= Open School of Journalism =

Journalism school

The Open School of Journalism is an independent journalism school with branches in Berlin and New York City.

OSJ is a member of the Association for Education in Journalism and Mass Communication (AEJMC), the International Communication Association (ICA, sections Journalism Studies and Public Relations), and the Journalism Education Association (JEA).

==Certificate in Journalism==
OSJ offers a distance and online program in journalism with a recommended duration of one year which can be extended to two years. The course leads to a Certificate in Journalism according to ISCED Level 4.

The journalism program is authorized by the ZFU, a German state agency for distance education.

==Curriculum==
The curriculum can be personalized by selecting course modules based on the student's prior experience and occupational objectives.

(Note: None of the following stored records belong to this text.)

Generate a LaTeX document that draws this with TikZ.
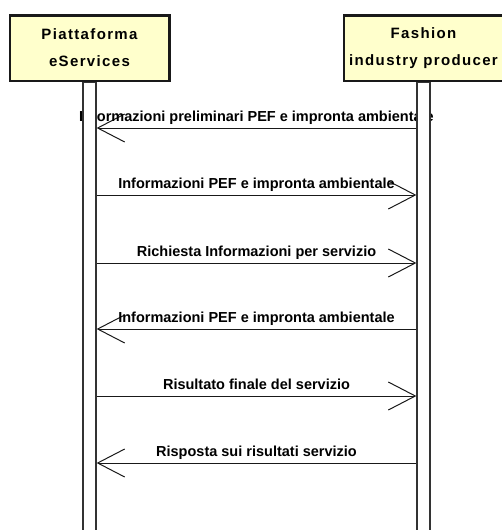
\documentclass[tikz,border=0pt]{standalone}
\usepackage{fontspec}
\setmainfont{Liberation Sans}
\newfontfamily\headfont[LetterSpace=9]{Liberation Sans}
\usetikzlibrary{arrows.meta,backgrounds}
\definecolor{actorfill}{RGB}{255,255,204}

\begin{document}
\begin{tikzpicture}[x=1pt,y=-1pt,
  actor/.style={draw=black!90, line width=2.5pt, fill=actorfill, minimum width=159.5pt, minimum height=65.5pt, inner sep=0pt, align=center, font=\headfont\bfseries\fontsize{15}{27}\selectfont},
  lifeline/.style={draw=black!80, line width=1.2pt, fill=white, minimum width=13pt, minimum height=470pt, inner sep=0pt, anchor=north},
  msg/.style={draw=black!90, line width=1pt, -{Straight Barb[length=27pt,width=28pt]}},
  msglabel/.style={midway, anchor=base, yshift=7pt, inner sep=0pt, font=\bfseries\fontsize{14.5}{17}\selectfont}]
\useasboundingbox (0,0) rectangle (501,530);
\node[actor] (platform) at (89.5,48) {Piattaforma\\eServices};
\node[actor] (producer) at (423.5,48) {Fashion\\industry producer};
\node[lifeline] (platformline) at (platform.south) {};
\node[lifeline] (producerline) at (producer.south) {};
\begin{scope}[on background layer]
\draw[msg] (producerline.west |- 0,128) -- (platformline.east |- 0,128) node[msglabel] {Informazioni preliminari PEF e impronta ambientale};
\draw[msg] (platformline.east |- 0,195) -- (producerline.west |- 0,195) node[msglabel] {Informazioni PEF e impronta ambientale};
\draw[msg] (platformline.east |- 0,263) -- (producerline.west |- 0,263) node[msglabel] {Richiesta Informazioni per servizio};
\draw[msg] (producerline.west |- 0,329) -- (platformline.east |- 0,329) node[msglabel] {Informazioni PEF e impronta ambientale};
\draw[msg] (platformline.east |- 0,396) -- (producerline.west |- 0,396) node[msglabel] {Risultato finale del servizio};
\draw[msg] (producerline.west |- 0,463) -- (platformline.east |- 0,463) node[msglabel] {Risposta sui risultati servizio};
\end{scope}
\end{tikzpicture}
\end{document}
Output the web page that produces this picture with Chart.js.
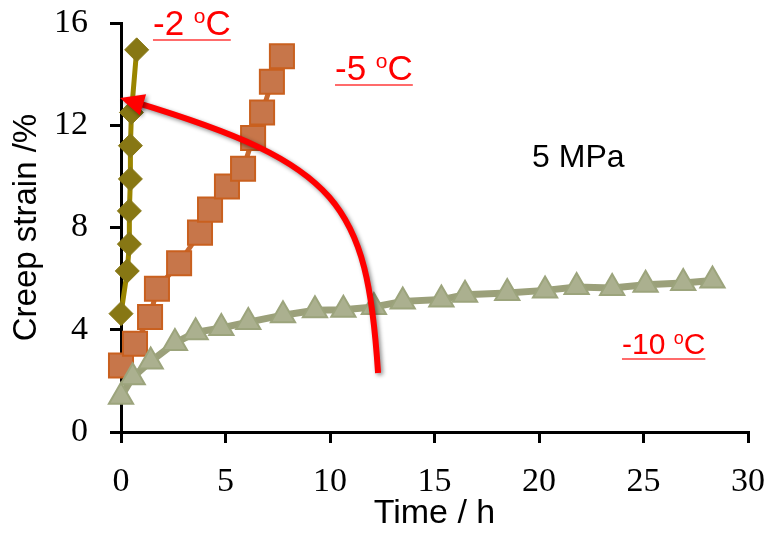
<!DOCTYPE html>
<html>
<head>
<meta charset="utf-8">
<script src="https://cdn.jsdelivr.net/npm/chart.js@4.4.1/dist/chart.umd.min.js"></script>
<style>
  html, body { margin: 0; padding: 0; background: #fff; }
  #wrap { width: 769px; height: 535px; }
</style>
</head>
<body>
<div id="wrap"><canvas id="creepChart" width="769" height="535"></canvas></div>
<script>
// Creep strain vs time at 5 MPa, three test temperatures

// -10 oC (triangles)
const time10 = [0, 0.56, 1.42, 2.58, 3.57, 4.8, 6.09, 7.75, 9.28, 10.64, 12.1, 13.48, 15.33, 16.46, 18.48, 20.29, 21.8, 23.5, 25.1, 26.9, 28.3];
const strain10 = [1.38, 2.14, 2.76, 3.48, 3.9, 4.07, 4.3, 4.57, 4.76, 4.78, 4.89, 5.11, 5.18, 5.37, 5.44, 5.54, 5.67, 5.63, 5.76, 5.83, 5.93];

// -5 oC (squares)
const time5 = [0, 0.67, 1.39, 1.72, 2.78, 3.78, 4.26, 5.07, 5.84, 6.32, 6.75, 7.22, 7.7];
const strain5 = [2.6, 3.45, 4.5, 5.6, 6.6, 7.8, 8.7, 9.6, 10.3, 11.5, 12.5, 13.7, 14.7];

// -2 oC (diamonds)
const time2 = [0, 0.3, 0.4, 0.4, 0.45, 0.45, 0.5, 0.75];
const strain2 = [4.63, 6.3, 7.35, 8.65, 9.9, 11.2, 12.5, 14.95];

const xTicks = [0, 5, 10, 15, 20, 25, 30];
const yTicks = [0, 4, 8, 12, 16];

// annotations, in data units (hours, %)
const tempLabels = [
    { pre: '-2 ', sup: 'o', post: 'C', x: 1.53, y: 15.53, size: 35 },
    { pre: '-5 ', sup: 'o', post: 'C', x: 10.24, y: 13.77, size: 35 },
    { pre: '-10 ', sup: 'o', post: 'C', x: 23.97, y: 3.05, size: 30 }
];
const stressLabel = { text: '5 MPa', x: 19.67, y: 10.37, size: 32 };
// bezier for the red arrow: start, ctrl1, ctrl2, tip
const arrowPath = [[12.30, 2.31], [11.77, 8.96], [10.48, 10.48], [-0.05, 13.07]];

const toXY = (arr, xs) => arr.map((v, i) => ({ x: xs[i], y: v }));

const sans = '"Liberation Sans", Arial, sans-serif';
const serif = '"Liberation Serif", "Times New Roman", serif';

const annotationPlugin = {
    id: 'annotations',
    afterDatasetsDraw(chart) {
        const ctx = chart.ctx;
        const xs = chart.scales.x, ys = chart.scales.y;
        const px = p => [xs.getPixelForValue(p[0]), ys.getPixelForValue(p[1])];

        ctx.save();
        // curved arrow with a soft shadow
        const pts = arrowPath.map(px);
        ctx.shadowColor = 'rgba(0,0,0,0.45)';
        ctx.shadowBlur = 4;
        ctx.shadowOffsetX = 2;
        ctx.shadowOffsetY = 2;
        ctx.strokeStyle = '#ff0000';
        ctx.lineWidth = 6;
        ctx.lineCap = 'butt';
        ctx.beginPath();
        ctx.moveTo(pts[0][0], pts[0][1]);
        ctx.bezierCurveTo(pts[1][0], pts[1][1], pts[2][0], pts[2][1], pts[3][0] + 14, pts[3][1] + 4);
        ctx.stroke();

        const tip = pts[3];
        let dx = tip[0] - pts[2][0], dy = tip[1] - pts[2][1];
        const len = Math.hypot(dx, dy);
        dx /= len; dy /= len;
        const hl = 24, hw = 11;
        const bx = tip[0] - dx * hl, by = tip[1] - dy * hl;
        ctx.fillStyle = '#ff0000';
        ctx.beginPath();
        ctx.moveTo(tip[0], tip[1]);
        ctx.lineTo(bx - dy * hw, by + dx * hw);
        ctx.lineTo(bx + dy * hw, by - dx * hw);
        ctx.closePath();
        ctx.fill();
        ctx.restore();

        // temperature labels, underlined, with superscript o
        ctx.save();
        ctx.textBaseline = 'alphabetic';
        ctx.textAlign = 'left';
        tempLabels.forEach(l => {
            const [x, y] = px([l.x, l.y]);
            const main = l.size + 'px ' + sans;
            const small = Math.round(l.size * 0.6) + 'px ' + sans;
            ctx.fillStyle = '#ff0000';
            ctx.font = main;
            ctx.fillText(l.pre, x, y);
            const w1 = ctx.measureText(l.pre).width;
            ctx.font = small;
            ctx.fillText(l.sup, x + w1, y - l.size * 0.34);
            const w2 = ctx.measureText(l.sup).width;
            ctx.font = main;
            ctx.fillText(l.post, x + w1 + w2, y);
            const w3 = ctx.measureText(l.post).width;
            ctx.strokeStyle = '#ff6b6b';
            ctx.lineWidth = 2;
            ctx.beginPath();
            ctx.moveTo(x, y + 5);
            ctx.lineTo(x + w1 + w2 + w3, y + 5);
            ctx.stroke();
        });

        const [sx, sy] = px([stressLabel.x, stressLabel.y]);
        ctx.fillStyle = '#000';
        ctx.font = stressLabel.size + 'px ' + sans;
        ctx.fillText(stressLabel.text, sx, sy);
        ctx.restore();
    }
};

new Chart(document.getElementById('creepChart').getContext('2d'), {
    type: 'line',
    data: {
        datasets: [
            {
                label: '-10 oC',
                data: toXY(strain10, time10),
                borderColor: '#9ba07a',
                borderWidth: 7,
                pointStyle: 'triangle',
                pointRadius: 14,
                pointBackgroundColor: '#abb08f',
                pointBorderColor: '#9ca47c',
                pointBorderWidth: 2,
                clip: false
            },
            {
                label: '-5 oC',
                data: toXY(strain5, time5),
                borderColor: '#c8692f',
                borderWidth: 5,
                pointStyle: 'rect',
                pointRadius: 17,
                pointBackgroundColor: '#c7764a',
                pointBorderColor: '#c9601f',
                pointBorderWidth: 2,
                clip: false
            },
            {
                label: '-2 oC',
                data: toXY(strain2, time2),
                borderColor: '#9a8500',
                borderWidth: 5,
                pointStyle: 'rectRot',
                pointRadius: 12,
                pointBackgroundColor: '#877714',
                pointBorderColor: '#877714',
                pointBorderWidth: 1,
                clip: false
            }
        ]
    },
    options: {
        responsive: false,
        animation: false,
        devicePixelRatio: 1,
        layout: { padding: { top: 23, right: 21, left: 0, bottom: 0 } },
        elements: { line: { tension: 0 } },
        plugins: {
            legend: { display: false },
            tooltip: { enabled: false }
        },
        scales: {
            x: {
                type: 'linear',
                min: 0,
                max: 30,
                afterBuildTicks: s => { s.ticks = xTicks.map(v => ({ value: v })); },
                afterFit: s => {
                    s.height = 103;
                    s.paddingLeft = 0;
                    s.paddingRight = 0;
                },
                grid: { drawOnChartArea: false, drawTicks: true, tickLength: 11, color: '#000', lineWidth: 3 },
                border: { display: true, color: '#000', width: 3 },
                ticks: { color: '#000', padding: 19, font: { family: serif, size: 34 } },
                title: {
                    display: true,
                    text: 'Time / h',
                    color: '#000',
                    font: { family: sans, size: 34 },
                    padding: { top: 0, bottom: 1 }
                }
            },
            y: {
                type: 'linear',
                min: 0,
                max: 16,
                afterBuildTicks: s => { s.ticks = yTicks.map(v => ({ value: v })); },
                afterFit: s => {
                    s.width = 121;
                    s.paddingTop = 0;
                    s.paddingBottom = 0;
                },
                grid: { drawOnChartArea: false, drawTicks: true, tickLength: 11, color: '#000', lineWidth: 3 },
                border: { display: true, color: '#000', width: 3 },
                ticks: { color: '#000', padding: 22, font: { family: serif, size: 34 } },
                title: {
                    display: true,
                    text: 'Creep strain /%',
                    color: '#000',
                    font: { family: sans, size: 33 },
                    padding: { top: 7, bottom: 0 }
                }
            }
        }
    },
    plugins: [annotationPlugin]
});
</script>
</body>
</html>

The course offers modules in the following areas:
- Journalistic working techniques: investigation/research, interviews, writing style for print media, radio, TV, and online media).
- Areas of journalism: Arts journalism, Business journalism, Environmental journalism, Fashion journalism, Foreign affairs journalism, Medical journalism, Political journalism, Science journalism, Sports journalism, etc.
- Genres of Journalism: Advocacy journalism, Citizen journalism, Collaborative journalism, Comics journalism, Database journalism, Gonzo journalism, Immersion journalism, Investigative journalism, Literary journalism, Muckraking, Narrative journalism, New Journalism, Non-profit journalism, Peace journalism, Scientific journalism, Watchdog journalism, etc.
- Public Relations: Press Releases, News Conferences, Crisis PR, etc.
- Practical Workshops: Investigation, News writing, feature writing, opinion writing, Sub-editing, etc.